TASK REQUIREMENTS: Copy all of the material exactly. Pictures are not to appear in the copy.

----

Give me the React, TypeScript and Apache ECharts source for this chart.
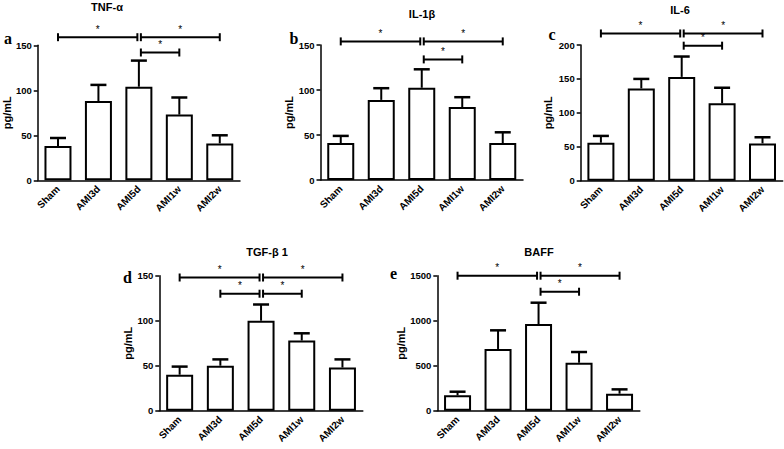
import React, { useEffect, useRef } from 'react';
import * as echarts from 'echarts';

const categories = ['Sham', 'AMI3d', 'AMI5d', 'AMI1w', 'AMI2w'];
const titles = ['TNF-α', 'IL-1β', 'IL-6', 'TGF-β 1', 'BAFF'];
const panelLetters = ['a', 'b', 'c', 'd', 'e'];

const tnfMean = [38, 88, 104, 73, 41];
const tnfSd = [9, 18, 29, 19, 9];
const il1Mean = [41, 89, 102.5, 81, 41];
const il1Sd = [8, 13, 20.5, 11, 12];
const il6Mean = [56, 136, 153, 114, 55];
const il6Sd = [10, 14, 30, 23, 9];
const tgfMean = [40, 50, 100, 78, 48];
const tgfSd = [9, 7, 18, 8, 9];
const baffMean = [171, 686, 963, 533, 189];
const baffSd = [40, 207, 237, 119, 48];

const yMaxes = [150, 150, 200, 150, 1500];
const ySteps = [50, 50, 50, 50, 500];

// significance brackets: [from category, to category, level]
const tnfBrackets = [[0, 2, 159], [2, 4, 159], [2, 3, 142]];
const il1Brackets = [[0, 2, 154], [2, 4, 154], [2, 3, 134]];
const il6Brackets = [[0, 2, 217], [2, 4, 217], [2, 3, 199]];
const tgfBrackets = [[0, 2, 148], [2, 4, 148], [1, 2, 130], [2, 3, 130]];
const baffBrackets = [[0, 2, 1500], [2, 4, 1500], [2, 3, 1322]];

const means = [tnfMean, il1Mean, il6Mean, tgfMean, baffMean];
const sds = [tnfSd, il1Sd, il6Sd, tgfSd, baffSd];
const brackets = [tnfBrackets, il1Brackets, il6Brackets, tgfBrackets, baffBrackets];

// layout (pixels)
const grids = [
  { left: 37, top: 45.3, width: 203, height: 135 },
  { left: 320.5, top: 45, width: 202.5, height: 135 },
  { left: 580.7, top: 45, width: 202, height: 135.7 },
  { left: 159.3, top: 275.7, width: 203.5, height: 135 },
  { left: 437.3, top: 275.7, width: 202.5, height: 135 },
];
const titlePos = [[107, 7], [422, 14], [680, 10], [267, 252], [539, 252]];
const letterPos = [[8, 30.5], [294, 30], [552, 26.5], [127.5, 269], [393.5, 265]];

const SANS = '"Liberation Sans", Arial, sans-serif';
const PIVOT = 2;

const renderErr = (params: any, api: any) => {
  const idx = api.value(0);
  const mean = api.value(1);
  const sd = api.value(2);
  const b = api.coord([idx, mean]);
  const t = api.coord([idx, mean + sd]);
  const ls = { stroke: '#000', lineWidth: 2 };
  return {
    type: 'group',
    children: [
      { type: 'line', shape: { x1: b[0], y1: b[1], x2: t[0], y2: t[1] }, style: ls },
      { type: 'line', shape: { x1: t[0] - 8, y1: t[1], x2: t[0] + 8, y2: t[1] }, style: { stroke: '#000', lineWidth: 2.5 } },
    ],
  };
};

const renderBracket = (params: any, api: any) => {
  const from = api.value(0);
  const to = api.value(1);
  const level = api.value(2);
  const p1 = api.coord([from, level]);
  const p2 = api.coord([to, level]);
  const x1 = p1[0] + (from === PIVOT ? 2 : 0);
  const x2 = p2[0] - (to === PIVOT ? 1.5 : 0);
  const y = p1[1];
  const h = 4;
  const ls = { stroke: '#000', lineWidth: 2 };
  return {
    type: 'group',
    children: [
      { type: 'line', shape: { x1, y1: y, x2, y2: y }, style: ls },
      { type: 'line', shape: { x1, y1: y - h, x2: x1, y2: y + h }, style: ls },
      { type: 'line', shape: { x1: x2, y1: y - h, x2, y2: y + h }, style: ls },
      {
        type: 'text',
        x: (x1 + x2) / 2,
        y: y - 8,
        style: { text: '*', align: 'center', verticalAlign: 'middle', font: `10px ${SANS}`, fill: '#000' },
      },
    ],
  };
};

export default function App() {
  const ref = useRef<HTMLDivElement>(null);
  useEffect(() => {
    if (!ref.current) return;
    const chart = echarts.init(ref.current, undefined, { renderer: 'svg' });
    const xAxis: any[] = [];
    const yAxis: any[] = [];
    const series: any[] = [];
    const graphic: any[] = [];
    grids.forEach((g, i) => {
      xAxis.push({
        type: 'category',
        gridIndex: i,
        data: categories,
        axisLine: { lineStyle: { color: '#000', width: 1.5 } },
        axisTick: { alignWithLabel: true, length: 3, lineStyle: { color: '#000', width: 1.5 } },
        axisLabel: {
          interval: 0,
          rotate: 45,
          margin: 7,
          color: '#000',
          fontWeight: 'bold',
          fontSize: 10,
          fontFamily: SANS,
        },
      });
      yAxis.push({
        type: 'value',
        gridIndex: i,
        min: 0,
        max: yMaxes[i],
        interval: ySteps[i],
        name: 'pg/mL',
        nameLocation: 'middle',
        nameRotate: 90,
        nameGap: i === 4 ? 31 : i === 2 ? 27 : 23,
        nameTextStyle: { color: '#000', fontWeight: 'bold', fontSize: 11, fontFamily: SANS },
        splitLine: { show: false },
        axisLine: { show: true, lineStyle: { color: '#000', width: 1.5 } },
        axisTick: { show: true, length: 4, lineStyle: { color: '#000', width: 1.5 } },
        axisLabel: {
          margin: 6,
          color: '#000',
          fontWeight: 'bold',
          fontSize: 9.5,
          fontFamily: SANS,
          formatter: (v: number) => String(v),
        },
      });
      series.push({
        type: 'bar',
        xAxisIndex: i,
        yAxisIndex: i,
        data: means[i],
        barWidth: 27,
        itemStyle: { color: '#fff', borderColor: '#000', borderWidth: 2 },
        silent: true,
      });
      series.push({
        type: 'custom',
        xAxisIndex: i,
        yAxisIndex: i,
        data: means[i].map((m, k) => [k, m, sds[i][k]]),
        encode: { x: 0, y: 1 },
        renderItem: renderErr,
        clip: false,
        silent: true,
        z: 3,
      });
      series.push({
        type: 'custom',
        xAxisIndex: i,
        yAxisIndex: i,
        data: brackets[i],
        encode: { x: 0, y: 2 },
        renderItem: renderBracket,
        clip: false,
        silent: true,
        z: 3,
      });
      graphic.push({
        type: 'text',
        x: titlePos[i][0],
        y: titlePos[i][1],
        style: {
          text: titles[i],
          align: 'center',
          verticalAlign: 'middle',
          font: `bold 11px ${SANS}`,
          fill: '#000',
        },
      });
      graphic.push({
        type: 'text',
        x: letterPos[i][0],
        y: letterPos[i][1],
        style: {
          text: panelLetters[i],
          align: 'center',
          verticalAlign: 'alphabetic',
          font: 'bold 16px "Liberation Serif", "Times New Roman", serif',
          fill: '#000',
        },
      });
    });
    chart.setOption({
      animation: false,
      backgroundColor: '#fff',
      grid: grids.map((g) => ({ ...g, containLabel: false })),
      xAxis,
      yAxis,
      series,
      graphic,
    });
    return () => chart.dispose();
  }, []);
  return (
    <div
      ref={ref}
      style={{ position: 'absolute', left: 0, top: 0, width: 784, height: 449 }}
    />
  );
}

----

REPLY:
Give me the React, TypeScript and Apache ECharts source for this chart.
import React, { useEffect, useRef } from 'react';
import * as echarts from 'echarts';

const categories = ['Sham', 'AMI3d', 'AMI5d', 'AMI1w', 'AMI2w'];
const titles = ['TNF-α', 'IL-1β', 'IL-6', 'TGF-β 1', 'BAFF'];
const panelLetters = ['a', 'b', 'c', 'd', 'e'];

const tnfMean = [38, 88, 104, 73, 41];
const tnfSd = [9, 18, 29, 19, 9];
const il1Mean = [41, 89, 102.5, 81, 41];
const il1Sd = [8, 13, 20.5, 11, 12];
const il6Mean = [56, 136, 153, 114, 55];
const il6Sd = [10, 14, 30, 23, 9];
const tgfMean = [40, 50, 100, 78, 48];
const tgfSd = [9, 7, 18, 8, 9];
const baffMean = [171, 686, 963, 533, 189];
const baffSd = [40, 207, 237, 119, 48];

const yMaxes = [150, 150, 200, 150, 1500];
const ySteps = [50, 50, 50, 50, 500];

// significance brackets: [from category, to category, level]
const tnfBrackets = [[0, 2, 159], [2, 4, 159], [2, 3, 142]];
const il1Brackets = [[0, 2, 154], [2, 4, 154], [2, 3, 134]];
const il6Brackets = [[0, 2, 217], [2, 4, 217], [2, 3, 199]];
const tgfBrackets = [[0, 2, 148], [2, 4, 148], [1, 2, 130], [2, 3, 130]];
const baffBrackets = [[0, 2, 1500], [2, 4, 1500], [2, 3, 1322]];

const means = [tnfMean, il1Mean, il6Mean, tgfMean, baffMean];
const sds = [tnfSd, il1Sd, il6Sd, tgfSd, baffSd];
const brackets = [tnfBrackets, il1Brackets, il6Brackets, tgfBrackets, baffBrackets];

// layout (pixels)
const grids = [
  { left: 37, top: 45.3, width: 203, height: 135 },
  { left: 320.5, top: 45, width: 202.5, height: 135 },
  { left: 580.7, top: 45, width: 202, height: 135.7 },
  { left: 159.3, top: 275.7, width: 203.5, height: 135 },
  { left: 437.3, top: 275.7, width: 202.5, height: 135 },
];
const titlePos = [[107, 7], [422, 14], [680, 10], [267, 252], [539, 252]];
const letterPos = [[8, 30.5], [294, 30], [552, 26.5], [127.5, 269], [393.5, 265]];

const SANS = '"Liberation Sans", Arial, sans-serif';
const PIVOT = 2;

const renderErr = (params: any, api: any) => {
  const idx = api.value(0);
  const mean = api.value(1);
  const sd = api.value(2);
  const b = api.coord([idx, mean]);
  const t = api.coord([idx, mean + sd]);
  const ls = { stroke: '#000', lineWidth: 2 };
  return {
    type: 'group',
    children: [
      { type: 'line', shape: { x1: b[0], y1: b[1], x2: t[0], y2: t[1] }, style: ls },
      { type: 'line', shape: { x1: t[0] - 8, y1: t[1], x2: t[0] + 8, y2: t[1] }, style: { stroke: '#000', lineWidth: 2.5 } },
    ],
  };
};

const renderBracket = (params: any, api: any) => {
  const from = api.value(0);
  const to = api.value(1);
  const level = api.value(2);
  const p1 = api.coord([from, level]);
  const p2 = api.coord([to, level]);
  const x1 = p1[0] + (from === PIVOT ? 2 : 0);
  const x2 = p2[0] - (to === PIVOT ? 1.5 : 0);
  const y = p1[1];
  const h = 4;
  const ls = { stroke: '#000', lineWidth: 2 };
  return {
    type: 'group',
    children: [
      { type: 'line', shape: { x1, y1: y, x2, y2: y }, style: ls },
      { type: 'line', shape: { x1, y1: y - h, x2: x1, y2: y + h }, style: ls },
      { type: 'line', shape: { x1: x2, y1: y - h, x2, y2: y + h }, style: ls },
      {
        type: 'text',
        x: (x1 + x2) / 2,
        y: y - 8,
        style: { text: '*', align: 'center', verticalAlign: 'middle', font: `10px ${SANS}`, fill: '#000' },
      },
    ],
  };
};

export default function App() {
  const ref = useRef<HTMLDivElement>(null);
  useEffect(() => {
    if (!ref.current) return;
    const chart = echarts.init(ref.current, undefined, { renderer: 'svg' });
    const xAxis: any[] = [];
    const yAxis: any[] = [];
    const series: any[] = [];
    const graphic: any[] = [];
    grids.forEach((g, i) => {
      xAxis.push({
        type: 'category',
        gridIndex: i,
        data: categories,
        axisLine: { lineStyle: { color: '#000', width: 1.5 } },
        axisTick: { alignWithLabel: true, length: 3, lineStyle: { color: '#000', width: 1.5 } },
        axisLabel: {
          interval: 0,
          rotate: 45,
          margin: 7,
          color: '#000',
          fontWeight: 'bold',
          fontSize: 10,
          fontFamily: SANS,
        },
      });
      yAxis.push({
        type: 'value',
        gridIndex: i,
        min: 0,
        max: yMaxes[i],
        interval: ySteps[i],
        name: 'pg/mL',
        nameLocation: 'middle',
        nameRotate: 90,
        nameGap: i === 4 ? 31 : i === 2 ? 27 : 23,
        nameTextStyle: { color: '#000', fontWeight: 'bold', fontSize: 11, fontFamily: SANS },
        splitLine: { show: false },
        axisLine: { show: true, lineStyle: { color: '#000', width: 1.5 } },
        axisTick: { show: true, length: 4, lineStyle: { color: '#000', width: 1.5 } },
        axisLabel: {
          margin: 6,
          color: '#000',
          fontWeight: 'bold',
          fontSize: 9.5,
          fontFamily: SANS,
          formatter: (v: number) => String(v),
        },
      });
      series.push({
        type: 'bar',
        xAxisIndex: i,
        yAxisIndex: i,
        data: means[i],
        barWidth: 27,
        itemStyle: { color: '#fff', borderColor: '#000', borderWidth: 2 },
        silent: true,
      });
      series.push({
        type: 'custom',
        xAxisIndex: i,
        yAxisIndex: i,
        data: means[i].map((m, k) => [k, m, sds[i][k]]),
        encode: { x: 0, y: 1 },
        renderItem: renderErr,
        clip: false,
        silent: true,
        z: 3,
      });
      series.push({
        type: 'custom',
        xAxisIndex: i,
        yAxisIndex: i,
        data: brackets[i],
        encode: { x: 0, y: 2 },
        renderItem: renderBracket,
        clip: false,
        silent: true,
        z: 3,
      });
      graphic.push({
        type: 'text',
        x: titlePos[i][0],
        y: titlePos[i][1],
        style: {
          text: titles[i],
          align: 'center',
          verticalAlign: 'middle',
          font: `bold 11px ${SANS}`,
          fill: '#000',
        },
      });
      graphic.push({
        type: 'text',
        x: letterPos[i][0],
        y: letterPos[i][1],
        style: {
          text: panelLetters[i],
          align: 'center',
          verticalAlign: 'alphabetic',
          font: 'bold 16px "Liberation Serif", "Times New Roman", serif',
          fill: '#000',
        },
      });
    });
    chart.setOption({
      animation: false,
      backgroundColor: '#fff',
      grid: grids.map((g) => ({ ...g, containLabel: false })),
      xAxis,
      yAxis,
      series,
      graphic,
    });
    return () => chart.dispose();
  }, []);
  return (
    <div
      ref={ref}
      style={{ position: 'absolute', left: 0, top: 0, width: 784, height: 449 }}
    />
  );
}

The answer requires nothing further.